▶ _The records_:
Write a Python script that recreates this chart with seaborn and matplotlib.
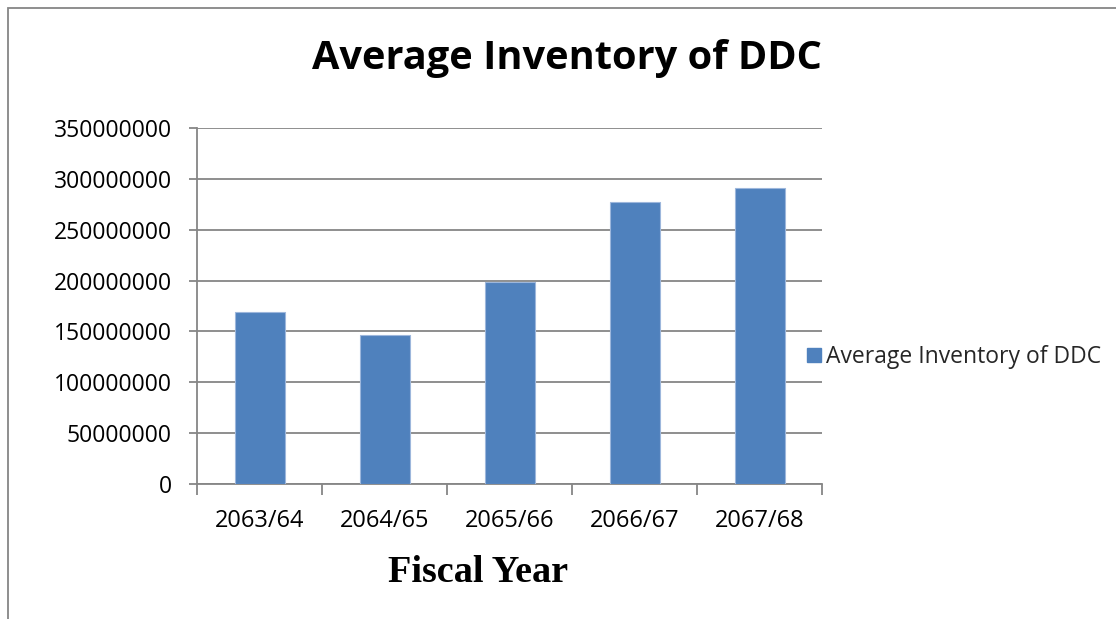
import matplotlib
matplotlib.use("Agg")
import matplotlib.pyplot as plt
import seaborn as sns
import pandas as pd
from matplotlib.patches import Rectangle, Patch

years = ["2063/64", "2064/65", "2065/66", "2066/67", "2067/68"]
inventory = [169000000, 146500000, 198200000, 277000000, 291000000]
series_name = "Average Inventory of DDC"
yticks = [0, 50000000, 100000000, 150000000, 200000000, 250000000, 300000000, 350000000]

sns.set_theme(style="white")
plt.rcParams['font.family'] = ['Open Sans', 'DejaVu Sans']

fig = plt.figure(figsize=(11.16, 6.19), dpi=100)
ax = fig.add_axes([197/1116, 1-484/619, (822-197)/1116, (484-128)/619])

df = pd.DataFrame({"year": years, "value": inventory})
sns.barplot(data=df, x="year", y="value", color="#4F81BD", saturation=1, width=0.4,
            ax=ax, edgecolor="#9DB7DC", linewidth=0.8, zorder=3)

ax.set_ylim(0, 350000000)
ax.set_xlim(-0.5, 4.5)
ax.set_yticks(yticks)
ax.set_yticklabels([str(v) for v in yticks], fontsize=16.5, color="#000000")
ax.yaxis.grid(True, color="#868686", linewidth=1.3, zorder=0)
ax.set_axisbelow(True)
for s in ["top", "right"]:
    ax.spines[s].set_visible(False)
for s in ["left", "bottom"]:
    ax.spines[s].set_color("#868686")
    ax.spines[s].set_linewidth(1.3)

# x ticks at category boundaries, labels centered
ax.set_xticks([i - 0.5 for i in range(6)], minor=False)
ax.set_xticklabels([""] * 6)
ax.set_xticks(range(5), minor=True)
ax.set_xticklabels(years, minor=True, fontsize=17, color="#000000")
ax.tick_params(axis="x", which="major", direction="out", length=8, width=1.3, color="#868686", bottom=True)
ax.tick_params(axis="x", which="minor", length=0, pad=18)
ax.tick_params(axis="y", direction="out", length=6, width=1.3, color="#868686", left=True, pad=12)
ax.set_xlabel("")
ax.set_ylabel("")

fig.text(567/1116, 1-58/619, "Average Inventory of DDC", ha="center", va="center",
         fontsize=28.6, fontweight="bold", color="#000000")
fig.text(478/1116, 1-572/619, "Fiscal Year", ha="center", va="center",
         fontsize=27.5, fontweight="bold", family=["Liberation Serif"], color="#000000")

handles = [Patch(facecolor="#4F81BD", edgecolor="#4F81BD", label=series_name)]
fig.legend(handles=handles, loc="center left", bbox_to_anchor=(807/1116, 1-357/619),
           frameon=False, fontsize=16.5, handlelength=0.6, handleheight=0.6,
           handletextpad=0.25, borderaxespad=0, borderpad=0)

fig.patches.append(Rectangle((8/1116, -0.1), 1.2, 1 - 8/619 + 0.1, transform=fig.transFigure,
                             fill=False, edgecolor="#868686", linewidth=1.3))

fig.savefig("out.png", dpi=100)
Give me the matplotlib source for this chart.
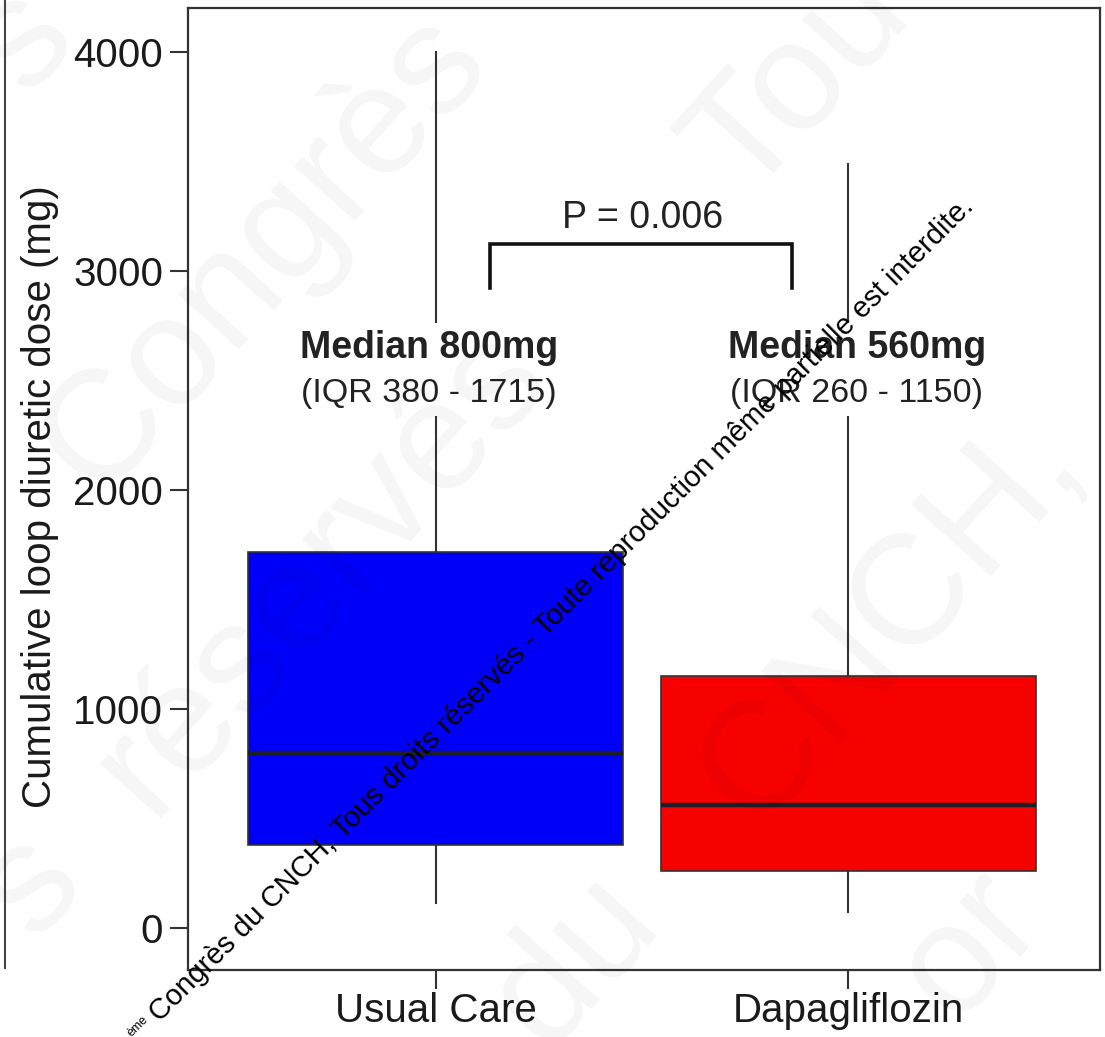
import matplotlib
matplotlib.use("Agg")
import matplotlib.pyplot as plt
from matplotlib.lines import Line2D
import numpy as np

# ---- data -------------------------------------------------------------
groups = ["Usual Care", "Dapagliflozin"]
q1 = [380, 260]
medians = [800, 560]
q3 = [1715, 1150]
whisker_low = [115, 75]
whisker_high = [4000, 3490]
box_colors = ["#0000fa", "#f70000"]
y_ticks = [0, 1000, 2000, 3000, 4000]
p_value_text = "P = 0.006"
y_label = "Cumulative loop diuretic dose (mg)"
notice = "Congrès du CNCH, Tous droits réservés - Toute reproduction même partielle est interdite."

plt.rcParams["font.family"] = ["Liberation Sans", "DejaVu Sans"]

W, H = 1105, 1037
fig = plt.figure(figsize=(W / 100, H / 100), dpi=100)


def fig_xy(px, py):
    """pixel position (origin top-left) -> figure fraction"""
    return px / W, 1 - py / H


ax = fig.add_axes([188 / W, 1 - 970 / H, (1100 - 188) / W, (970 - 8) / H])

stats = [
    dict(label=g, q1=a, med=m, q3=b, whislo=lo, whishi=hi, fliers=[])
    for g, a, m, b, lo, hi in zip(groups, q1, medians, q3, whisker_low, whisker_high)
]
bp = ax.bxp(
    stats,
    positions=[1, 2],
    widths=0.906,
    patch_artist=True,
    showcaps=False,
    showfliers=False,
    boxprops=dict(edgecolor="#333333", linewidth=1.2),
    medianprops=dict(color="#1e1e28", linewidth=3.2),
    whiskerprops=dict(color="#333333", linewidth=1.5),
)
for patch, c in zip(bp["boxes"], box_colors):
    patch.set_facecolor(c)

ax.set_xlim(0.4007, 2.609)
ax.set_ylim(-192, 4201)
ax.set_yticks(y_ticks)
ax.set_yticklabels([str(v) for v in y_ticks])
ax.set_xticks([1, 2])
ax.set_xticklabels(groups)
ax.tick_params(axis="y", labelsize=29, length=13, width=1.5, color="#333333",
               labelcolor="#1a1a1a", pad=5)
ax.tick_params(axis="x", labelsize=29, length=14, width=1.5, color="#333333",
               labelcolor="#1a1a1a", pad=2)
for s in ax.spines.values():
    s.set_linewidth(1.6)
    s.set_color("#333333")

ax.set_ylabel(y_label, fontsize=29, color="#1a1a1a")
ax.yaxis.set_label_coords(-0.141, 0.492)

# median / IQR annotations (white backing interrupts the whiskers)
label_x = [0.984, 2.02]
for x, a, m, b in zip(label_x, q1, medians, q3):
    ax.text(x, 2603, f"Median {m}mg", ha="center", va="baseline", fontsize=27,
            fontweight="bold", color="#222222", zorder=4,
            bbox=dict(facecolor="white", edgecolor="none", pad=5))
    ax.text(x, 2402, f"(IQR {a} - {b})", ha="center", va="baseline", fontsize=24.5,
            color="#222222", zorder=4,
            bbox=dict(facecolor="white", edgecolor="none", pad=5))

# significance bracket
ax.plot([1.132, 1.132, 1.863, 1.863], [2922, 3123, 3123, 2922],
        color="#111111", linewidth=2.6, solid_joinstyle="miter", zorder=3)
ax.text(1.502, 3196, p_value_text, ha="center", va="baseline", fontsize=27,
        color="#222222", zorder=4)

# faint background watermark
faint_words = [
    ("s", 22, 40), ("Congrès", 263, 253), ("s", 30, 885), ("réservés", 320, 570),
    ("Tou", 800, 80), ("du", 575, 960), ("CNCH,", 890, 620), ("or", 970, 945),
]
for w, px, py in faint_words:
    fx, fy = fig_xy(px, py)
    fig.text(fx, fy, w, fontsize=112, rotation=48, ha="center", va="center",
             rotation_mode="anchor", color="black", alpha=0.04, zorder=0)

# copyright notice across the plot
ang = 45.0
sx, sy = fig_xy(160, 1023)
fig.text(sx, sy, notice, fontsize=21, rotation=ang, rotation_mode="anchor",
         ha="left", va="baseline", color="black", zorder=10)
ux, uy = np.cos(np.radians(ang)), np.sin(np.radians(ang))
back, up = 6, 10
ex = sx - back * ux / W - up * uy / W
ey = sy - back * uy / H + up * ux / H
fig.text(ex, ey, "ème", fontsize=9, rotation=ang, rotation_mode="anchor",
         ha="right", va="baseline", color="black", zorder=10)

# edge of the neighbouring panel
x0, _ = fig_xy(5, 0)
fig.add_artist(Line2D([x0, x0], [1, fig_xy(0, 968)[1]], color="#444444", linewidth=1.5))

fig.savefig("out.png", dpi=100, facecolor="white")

▶ _Problem to solve_: Write out exactly the opening lines of the data, stopping after the line that holds "from matplotlib.patches import". Exclude pictures.

▶ _Result below_:
Write a Python script that recreates this chart with seaborn and matplotlib.
import matplotlib
matplotlib.use("Agg")
import matplotlib.pyplot as plt
import seaborn as sns
import pandas as pd
from matplotlib.patches import Rectangle, Patch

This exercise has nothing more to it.